The first piece of advice is to realize that your first career is going to be quite different than your college years. Cell phones and texting can no longer be an integral part of your day. To be successful in the work place, one must be able and willing to build relationships by interacting with people face to face. There is value in talking to and networking with co-workers and bosses outside of electronic means.  There might not be as much regular feedback from your boss or supervisor as you had been used to in a school setting.   Make sure to ask questions of course, but also know when to just listen and carefully follow the directions that you are given. The first job that you land may not be your dream job, but everyone has to begin somewhere and in the working world any experience can be a great stepping stone to eventually making your way to that dream job.

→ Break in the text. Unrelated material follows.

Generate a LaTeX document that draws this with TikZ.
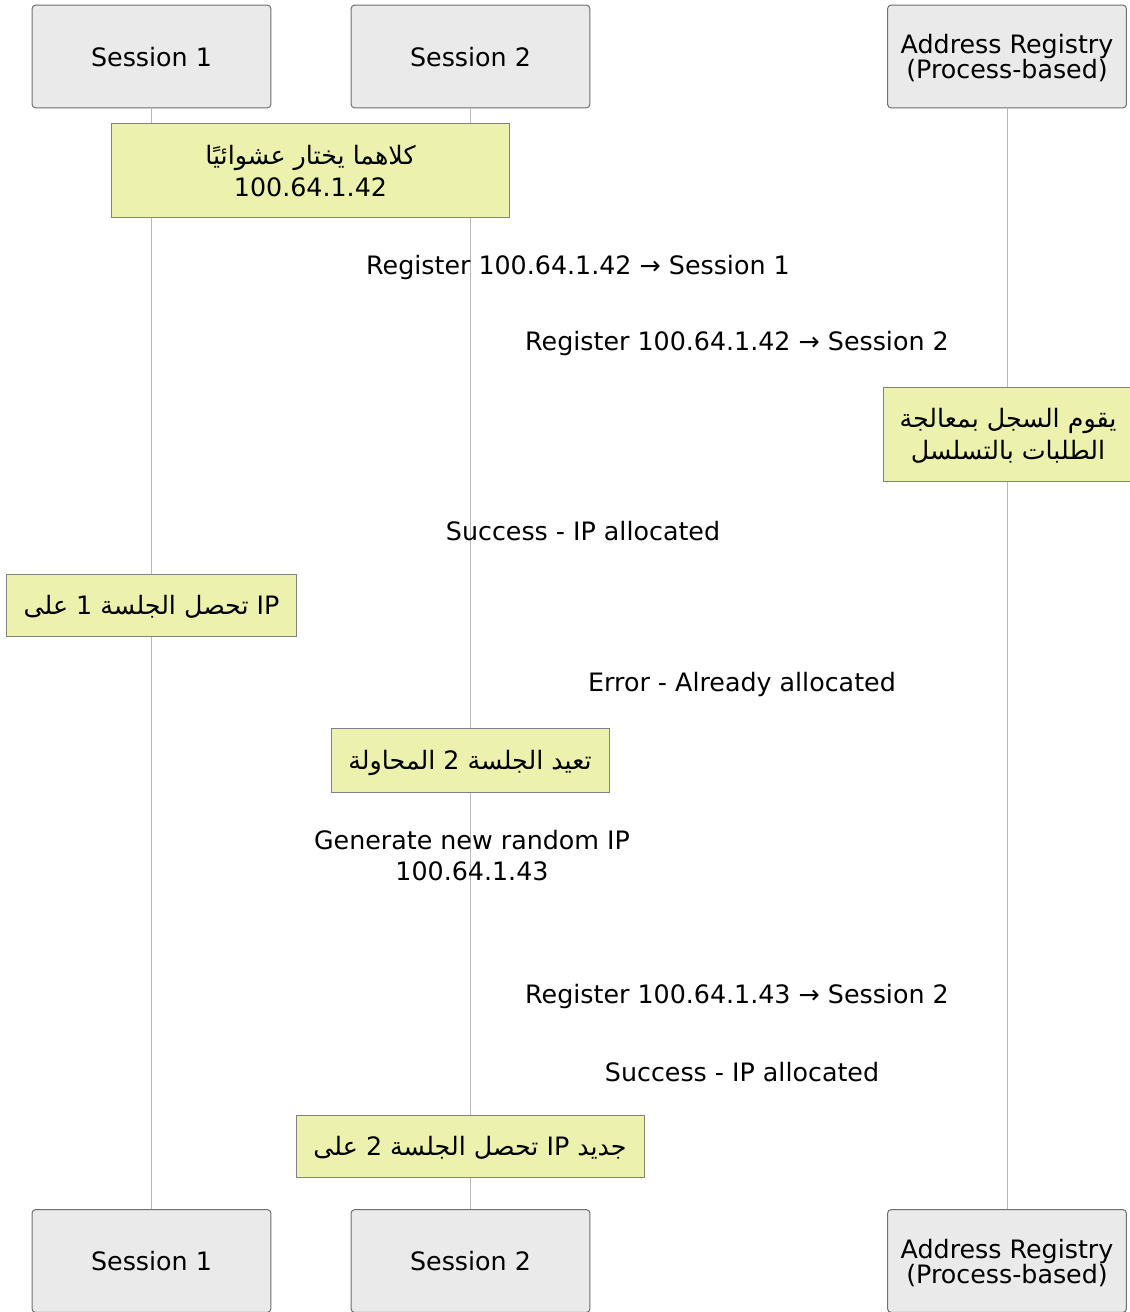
\documentclass[tikz,border=0pt]{standalone}
\usepackage{fontspec}
\setmainfont{DejaVu Sans}
\newfontfamily\arabicfont[Script=Arabic]{DejaVu Sans}
\TeXXeTstate=1
\usetikzlibrary{positioning}
\definecolor{actorfill}{RGB}{234,234,234}
\definecolor{actordraw}{RGB}{110,110,110}
\definecolor{notefill}{RGB}{236,242,174}
\definecolor{notedraw}{RGB}{130,130,130}
\definecolor{lifegray}{RGB}{185,185,185}
\tikzset{
  actor/.style={rectangle, draw=actordraw, fill=actorfill,
    minimum width=179pt, minimum height=77pt, align=center, text depth=0pt,
    font=\fontsize{19}{18.75}\selectfont, rounded corners=2.5pt, line width=0.75pt},
  note/.style={rectangle, draw=notedraw, fill=notefill, inner sep=0pt, text depth=0pt,
    align=center, font=\fontsize{19}{24}\selectfont, line width=0.75pt},
  msg/.style={align=center, font=\fontsize{19}{23.25}\selectfont},
  lifeline/.style={draw=lifegray, line width=0.75pt}
}

\begin{document}
\begin{tikzpicture}[x=0.75pt, y=-0.75pt]
  \useasboundingbox (0,0) rectangle (1129,1312);

  % Draw participants
  \node[actor] (S1top) at (151.5,56.5) {Session 1};
  \node[actor] (S2top) at (470.5,56.5) {Session 2};
  \node[actor] (REGtop) at (1007,56.5) {Address Registry\\(Process-based)};
  \node[actor] (S1bot) at (151.5,1261) {Session 1};
  \node[actor] (S2bot) at (470.5,1261) {Session 2};
  \node[actor] (REGbot) at (1007,1261) {Address Registry\\(Process-based)};

  % Lifelines
  \draw[lifeline] (S1top) -- (S1bot);
  \draw[lifeline] (S2top) -- (S2bot);
  \draw[lifeline] (REGtop) -- (REGbot);

  % Notes
  \node[note, minimum width=299pt, minimum height=70.5pt] (both) at (310.5,171)
    {{\arabicfont\beginR كلاهما يختار عشوائيًا\endR}\\100.64.1.42};
  \node[note, minimum width=187.5pt, minimum height=70.5pt] (serial) at (1008,434)
    {{\arabicfont\beginR يقوم السجل بمعالجة\endR}\\{\arabicfont\beginR الطلبات بالتسلسل\endR}};
  \node[note, minimum width=218pt, minimum height=46.5pt] (got1) at (151.5,605)
    {{\arabicfont\beginR تحصل الجلسة 1 على\endR{} IP}};
  \node[note, minimum width=208.5pt, minimum height=48pt] (retry) at (470,760)
    {{\arabicfont\beginR تعيد الجلسة 2 المحاولة\endR}};
  \node[note, minimum width=261pt, minimum height=46.5pt] (got2) at (470,1146)
    {{\arabicfont\beginR تحصل الجلسة 2 على\endR{} IP \beginR جديد\endR}};

  % Messages (labels only)
  \node[msg] (m1) at (578,268) {Register 100.64.1.42 → Session 1};
  \node[msg] (m2) at (737,344) {Register 100.64.1.42 → Session 2};
  \node[msg] (m3) at (583,531) {Success - IP allocated};
  \node[msg] (m4) at (742,685) {Error - Already allocated};
  \node[msg] (m5) at (472,856) {Generate new random IP\\100.64.1.43};
  \node[msg] (m6) at (737,996) {Register 100.64.1.43 → Session 2};
  \node[msg] (m7) at (742,1072) {Success - IP allocated};
\end{tikzpicture}
\end{document}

If you haven’t begun your job search yet – get going! The sooner the better in terms of being able to find employment. In order to know where to begin your search, there are a few things that you should take into consideration. The first is to know your strengths and to identify roles within a company that you might be able to utilize those strengths. Look at and research the company itself and make sure that you could imagine yourself fitting in with their goals and ideals. When you are preparing a resume, know that employers are more interested in what you know and what kind of experience and skills you have rather than your GPA. Highlight your internships and volunteer activities as well as some pertinent hobbies. Rather than just listing something like, “good with people”, be more specific and expand on that attribute by giving an example. Be aware that some employers will be looking at your various social media sites. Now is the time to make your sites more professional looking. Be aware that the image created by certain photos or posts can certainly sway a prospective employer away from hiring if not deemed professional. Nowadays, employers can have very specific rules and procedures around applying for a job. Take note of them and follow them. For example, ask about their policy on following up on interviews or applications. Some employers may find that too many follow-up phone calls or emails are actually annoying and that might hurt the likelihood of being hired.

Taking the step out of a lifetime of schooling into the working world can be very daunting. Employers today are looking for self-motivated, hard working adults. Your years of attending college were meant to prepare you for the demands of today’s work force. Trust your teaching and yourself. Use common sense. Reach out to people with more knowledge than you have, learning doesn’t end when you hold a degree in your hand. Remember that every job builds experience and knowledge to propel your career to the place you imagine yourself to be. You are about to be a Freshman all over again, but this time in the working world. Keep that mind set and enter your career knowing you will have a lot to learn and some steps to climb before you get to the top and you will be setting yourself up for workplace success.